Following that came American Idiot, an album which was probably their biggest release in terms of significance, if not album sales. Along the lines of Insomniac and Nimrod, American Idiot seems to be a darker album, reacting to the current political and cultural climate in post-9/11 America. George W Bush had been elected, signalling a moment of triumph for the Religious Right of American politics, as Dubya was most assuredly ‘their man.’ Under his watch, we got to see the ‘War On Terror’ which heralded in the still-ongoing war in Iraq. We also got to see other Bush Initiatives come forth such as Patriot Act and administrative blunders such as what happened down in New Orleans with Hurricane Katrina. Opinions were polarized regarding the government, of which Bush was a part of, and folks in America (as well as a good deal of the Western world) were trying to come to grips with everything that had been going on.

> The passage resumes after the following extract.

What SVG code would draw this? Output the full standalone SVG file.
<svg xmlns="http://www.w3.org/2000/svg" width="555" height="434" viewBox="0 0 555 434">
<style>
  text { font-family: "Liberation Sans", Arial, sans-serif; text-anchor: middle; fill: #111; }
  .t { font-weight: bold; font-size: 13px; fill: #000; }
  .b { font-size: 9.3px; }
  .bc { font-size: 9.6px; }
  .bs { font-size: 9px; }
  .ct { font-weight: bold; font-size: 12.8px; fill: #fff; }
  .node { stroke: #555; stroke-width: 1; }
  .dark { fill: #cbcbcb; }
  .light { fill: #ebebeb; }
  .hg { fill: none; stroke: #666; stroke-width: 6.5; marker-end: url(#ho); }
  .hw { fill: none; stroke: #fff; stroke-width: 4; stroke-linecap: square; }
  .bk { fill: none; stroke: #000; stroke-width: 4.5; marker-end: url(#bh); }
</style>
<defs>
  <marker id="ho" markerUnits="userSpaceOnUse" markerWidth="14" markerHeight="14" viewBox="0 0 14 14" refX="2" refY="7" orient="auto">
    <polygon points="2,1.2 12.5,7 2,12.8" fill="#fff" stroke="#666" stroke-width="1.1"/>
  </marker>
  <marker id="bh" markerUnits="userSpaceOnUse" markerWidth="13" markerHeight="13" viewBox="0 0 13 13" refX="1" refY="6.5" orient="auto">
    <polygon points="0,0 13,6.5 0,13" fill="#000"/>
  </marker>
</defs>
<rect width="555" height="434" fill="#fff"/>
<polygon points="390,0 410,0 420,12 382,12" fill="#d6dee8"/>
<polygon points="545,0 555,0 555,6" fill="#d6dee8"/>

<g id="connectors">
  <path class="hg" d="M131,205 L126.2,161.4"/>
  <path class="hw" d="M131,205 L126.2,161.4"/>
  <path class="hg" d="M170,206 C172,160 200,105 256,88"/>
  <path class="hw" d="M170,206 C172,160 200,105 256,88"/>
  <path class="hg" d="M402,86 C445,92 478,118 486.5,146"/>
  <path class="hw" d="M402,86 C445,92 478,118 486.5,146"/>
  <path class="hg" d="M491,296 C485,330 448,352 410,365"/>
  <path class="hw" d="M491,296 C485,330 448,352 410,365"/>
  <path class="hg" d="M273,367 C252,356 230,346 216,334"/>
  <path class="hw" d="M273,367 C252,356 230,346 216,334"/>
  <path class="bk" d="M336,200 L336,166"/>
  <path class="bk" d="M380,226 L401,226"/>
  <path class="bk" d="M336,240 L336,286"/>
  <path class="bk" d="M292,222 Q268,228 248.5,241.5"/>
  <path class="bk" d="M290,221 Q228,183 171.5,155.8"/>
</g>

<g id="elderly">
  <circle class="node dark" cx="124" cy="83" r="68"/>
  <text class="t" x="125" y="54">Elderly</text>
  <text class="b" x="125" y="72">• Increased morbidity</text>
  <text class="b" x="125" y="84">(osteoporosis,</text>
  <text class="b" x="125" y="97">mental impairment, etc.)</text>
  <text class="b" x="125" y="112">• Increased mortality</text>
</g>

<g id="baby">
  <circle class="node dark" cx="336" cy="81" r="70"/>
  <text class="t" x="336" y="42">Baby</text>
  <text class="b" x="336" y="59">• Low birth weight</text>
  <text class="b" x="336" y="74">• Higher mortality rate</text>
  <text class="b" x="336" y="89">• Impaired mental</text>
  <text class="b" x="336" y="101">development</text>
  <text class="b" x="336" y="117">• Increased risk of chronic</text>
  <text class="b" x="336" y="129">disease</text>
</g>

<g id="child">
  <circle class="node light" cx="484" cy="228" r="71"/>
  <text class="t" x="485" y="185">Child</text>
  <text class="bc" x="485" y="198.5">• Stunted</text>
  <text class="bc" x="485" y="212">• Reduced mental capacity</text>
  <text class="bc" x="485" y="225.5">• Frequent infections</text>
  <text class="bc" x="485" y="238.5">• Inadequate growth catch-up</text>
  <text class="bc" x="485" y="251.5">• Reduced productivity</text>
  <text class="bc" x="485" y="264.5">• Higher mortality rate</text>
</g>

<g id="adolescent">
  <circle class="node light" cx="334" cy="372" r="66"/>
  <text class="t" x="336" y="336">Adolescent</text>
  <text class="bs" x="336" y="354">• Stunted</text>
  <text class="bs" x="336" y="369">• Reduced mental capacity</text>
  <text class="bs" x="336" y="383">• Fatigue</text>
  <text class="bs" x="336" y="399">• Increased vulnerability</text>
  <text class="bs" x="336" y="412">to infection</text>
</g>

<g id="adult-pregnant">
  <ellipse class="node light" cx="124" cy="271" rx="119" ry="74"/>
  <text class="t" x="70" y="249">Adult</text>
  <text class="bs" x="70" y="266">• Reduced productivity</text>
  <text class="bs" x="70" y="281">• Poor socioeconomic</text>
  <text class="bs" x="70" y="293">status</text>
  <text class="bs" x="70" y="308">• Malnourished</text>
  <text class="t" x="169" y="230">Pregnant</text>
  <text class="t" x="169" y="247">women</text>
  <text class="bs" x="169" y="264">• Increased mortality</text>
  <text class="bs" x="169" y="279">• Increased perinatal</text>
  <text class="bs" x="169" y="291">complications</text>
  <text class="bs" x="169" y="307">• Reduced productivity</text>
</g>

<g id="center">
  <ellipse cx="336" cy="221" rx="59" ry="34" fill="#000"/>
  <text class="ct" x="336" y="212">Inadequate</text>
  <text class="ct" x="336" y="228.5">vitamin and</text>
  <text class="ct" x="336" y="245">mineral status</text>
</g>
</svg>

While I’m not going to say that American Idiot was some profound, Chomsky-esque recording that helped shape the lives of a generation, what the album did do was tap into the feelings that a lot of people were experiencing and give them something that really resonated with them. It was affirming, if not revelatory, knowing that there were other people who felt the same way. The album didn’t just have the ‘fuck Bush, lawl’ sentiment that a lot of critics blasted it for: it also tapped into the feelings of the day-to-day life of people living in America. There’s a reason why there’s a song on the record called ‘Jesus of Suburbia’, in other words, rather than ‘GOP = Grumpy Old ‘Publicans’ or something equally insipid.
No surprise, then, that it became absolutely huge and put Green Day back on the map as one of ‘the’ bands out there in the music industry, a feat made all the more admirable as it happened in the post-Napster world.
Anyway, American Idiot landed the band another Grammy, a collaboration with U2 and gave Billie Joe the idea that covering John Lennon would be a good idea.